The great challenge for us this morning is very simply this: have we so deeply embraced the gospel that it’s begun to change us in the way we think about needy and the vulnerable people in our communities and in our world. Has it begun to change us? I think to some measure it has. I can see evidence of that in our church. But how much more that needs to happen, right? It needs to deepen so that we will become a community of justice and mercy, but the secret to that happening is in seeing the vast mercy and love and justice of God that is given to us in Christ.

Let me end with these words from the hymn writer William Rees:

Here is love vast as the ocean,
Lovingkindness as the flood,
When the Prince of life, our ransom,
Shed for us his precious blood.

Who his love will not remember,
Who can cease to sing his praise?
He can never be forgotten
Throughout heaven’s eternal days.

Hear this. This is maybe one of the most beautiful verses in all hymnody:

On the mount of crucifixion,
Fountains opened deep and wide.
Through the floodgates of God’s mercy
Flowed a vast and gracious tide.

Grace and love, like mighty rivers,
Poured incessant from above,
And heaven’s peace and perfect justice
Kissed a guilty world in love.

Have you been caught in the flow of that river?

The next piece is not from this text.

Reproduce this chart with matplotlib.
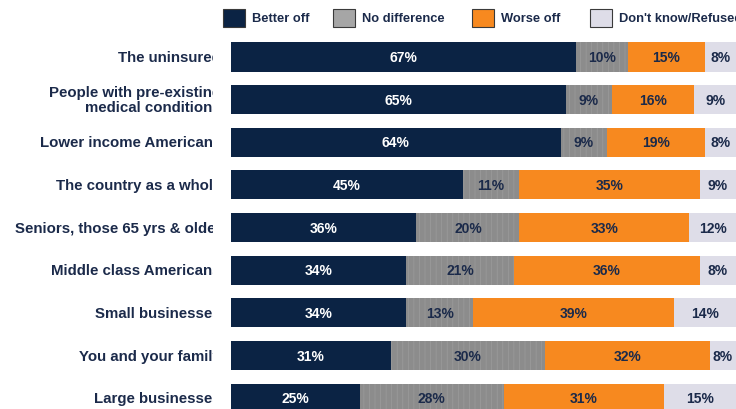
import matplotlib.pyplot as plt
import matplotlib.transforms as mtransforms
from matplotlib.patches import Rectangle
import numpy as np

plt.rcParams["font.family"] = ["Liberation Sans", "DejaVu Sans"]
plt.rcParams["hatch.linewidth"] = 0.5

# Dati
gruppi = [
    "The uninsured",
    "People with pre-existing\nmedical conditions",
    "Lower income Americans",
    "The country as a whole",
    "Seniors, those 65 yrs & older",
    "Middle class Americans",
    "Small businesses",
    "You and your family",
    "Large businesses",
]
serie = ["Better off", "No difference", "Worse off", "Don't know/Refused"]
meglio = [67, 65, 64, 45, 36, 34, 34, 31, 25]
nessuna_diff = [10, 9, 9, 11, 20, 21, 13, 30, 28]
peggio = [15, 16, 19, 35, 33, 36, 39, 32, 31]
non_so = [8, 9, 8, 9, 12, 8, 14, 8, 15]

colori = ["#0B2344", "#8C8C8C", "#F7891F", "#DEDDE8"]
colori_legenda = ["#0B2344", "#A6A6A6", "#F7891F", "#DEDDE8"]
colori_testo = ["white", "#1B2A4A", "#1B2A4A", "#1B2A4A"]
navy = "#1B2A4A"

W, H = 736, 410
fig = plt.figure(figsize=(W / 100, H / 100), dpi=100)
fig.patch.set_facecolor("white")

# l'asse esce a destra dalla figura, come nell'originale ritagliato
x0, larghezza = 231, 515
ax = fig.add_axes([x0 / W, 0, larghezza / W, 1])
passo = 42.65
ax.set_ylim((H - 58) / passo, -58 / passo)
ax.set_xlim(0, 100)
ax.axis("off")
visibile = 100 * (W - x0) / larghezza  # parte dell'asse dentro la figura

y = np.arange(len(gruppi))
sinistra = np.zeros(len(gruppi))
for i, valori in enumerate([meglio, nessuna_diff, peggio, non_so]):
    valori = np.array(valori, dtype=float)
    ax.barh(
        y,
        valori,
        left=sinistra,
        height=0.68,
        color=colori[i],
        edgecolor="#9C9C9C" if i == 1 else "none",
        linewidth=0,
        hatch="|||" if i == 1 else None,
    )
    for yy, v, l in zip(y, valori, sinistra):
        centro = (l + min(l + v, visibile)) / 2
        ax.text(
            centro,
            yy,
            f"{int(v)}%",
            ha="center",
            va="center",
            color=colori_testo[i],
            fontsize=10,
            fontweight="bold",
        )
    sinistra += valori

# etichette delle categorie, tagliate come nell'originale
trans = mtransforms.blended_transform_factory(fig.transFigure, ax.transData)
taglio = mtransforms.Bbox([[0, 0], [213, H]])
for yy, nome in zip(y, gruppi):
    t = fig.text(
        221 / W,
        yy,
        nome,
        transform=trans,
        ha="right",
        va="center",
        multialignment="right",
        color=navy,
        fontsize=10.8,
        fontweight="bold",
        linespacing=1.05,
    )
    t.set_clip_box(taglio)
    t.set_clip_on(True)

# legenda disegnata a mano
pos_legenda = [223, 333, 472, 590]
for xq, c, nome in zip(pos_legenda, colori_legenda, serie):
    fig.patches.append(
        Rectangle(
            (xq / W, (H - 28) / H),
            22 / W,
            18 / H,
            transform=fig.transFigure,
            facecolor=c,
            edgecolor="#3A3A3A",
            linewidth=0.8,
        )
    )
    fig.text(
        (xq + 29) / W,
        (H - 19) / H,
        nome,
        ha="left",
        va="center",
        color=navy,
        fontsize=9.3,
        fontweight="bold",
    )

plt.savefig("out.png", dpi=100)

When you’re caught in the flow of that river, that flood of God’s grace and mercy, do you know what it does? It carries you to the needy. It carries you to the vulnerable. It carries you, with a heart full of compassion and mercy, to meet the needs of others. Let’s pray that that would be so for us.

If you’re not a Christian this morning and you’ve never received that mercy, let me invite you to do so now. There’s mercy, free mercy, given to anyone who will believe in Jesus Christ. If you’re a transgressor of the law, then look to the mercy that triumphs over judgment. Let’s pray.

Father, how we thank you this morning for the grace and the mercy that has been given to us through Jesus Christ. It is overwhelming to us, when we think about the depth of your love for us, that you would give your Son and that Jesus would go all the way to the cross, all the way to that cruel death, and do that on our behalf, that, like that tribal chief, he would take the punishment that we deserve. He lived the life we should have lived, he died the death we should have died, and he did it so that we could be free.

Lord, we need that mercy, we look to you for that mercy, and we need that mercy to so touch us and so transform us that we ourselves are becoming merciful people. I pray that that would be so. I pray that, Lord, for me, I pray that for our church, for every person that’s here this morning. I pray that we would drink from that flood of mercy, that it would change us from the inside out, and that the results would be a deeper compassion for the needy people of our world.

So, Lord, work in us this morning, and even as we come to the table, I pray that our observance of the table would be a reminder to us of just how deep your love and your grace for us is, and I pray that as we take the bread and as we take the juice we would do so with a living faith in Jesus Christ. We are drinking from him mercy. So work in these moments and draw near to us as we draw near to you. We pray it in Jesus’s name, Amen.